When your business files Chapter 11, the courts can remove some of your debts to give you a little financial breathing room. Union contracts, unsecured loans, and long-term lease agreements are some of the types of debts that can be removed. Then, the business owner must devise a plan through which remaining debts will be paid. If this is not possible, then the creditors can have a hand in planning the business’s repayment. In this instance, the business owner can lose control over the way in which the company is run.
Because of this, it is no wonder that some businesses do not survive. If it comes to the point that the creditors do not agree to your repayment plan and they earn the right to take over your business operations in order to get paid, they are not going to have your company’s best interests in mind. So, businesses may not be able to survive the process.
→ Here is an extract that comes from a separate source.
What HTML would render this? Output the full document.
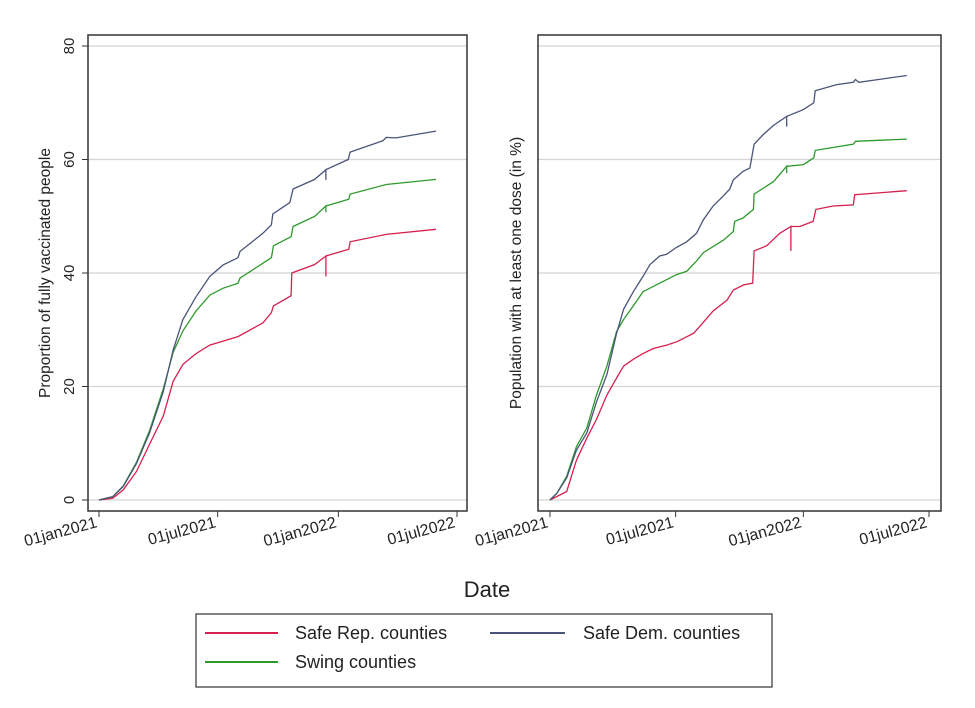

Yet, sometimes the creditors are happy with the business owner’s plan for repaying what is owed. They readily agree to the repayment plan, and the debts the courts waive give the business owner enough room to breathe that they can, in fact, repay their other debts. Having the chance to restructure and reorganize is sometimes the only boost a business owner needs to succeed.
Businesses who survive Chapter 11 bankruptcy often have a strong legal team on their side, as well as a strong team of financial advisors. While this does not have to be the case to do well in bankruptcy court, the more advice your business has, the better off you will likely be.
Another key to surviving Chapter 11 is your creditors. If your creditors are willing to be flexible with you and believe your company can survive, you have good chances. If, on the other hand, your creditors feel that your business is not a valuable asset to their company, they are likely going to be less flexible in helping you design a repayment plan.
No one can predict the future of your business, but these two keys can help you succeed. Remember to do all of your homework before you enter into the bankruptcy process, and your company can, in fact, come out ahead.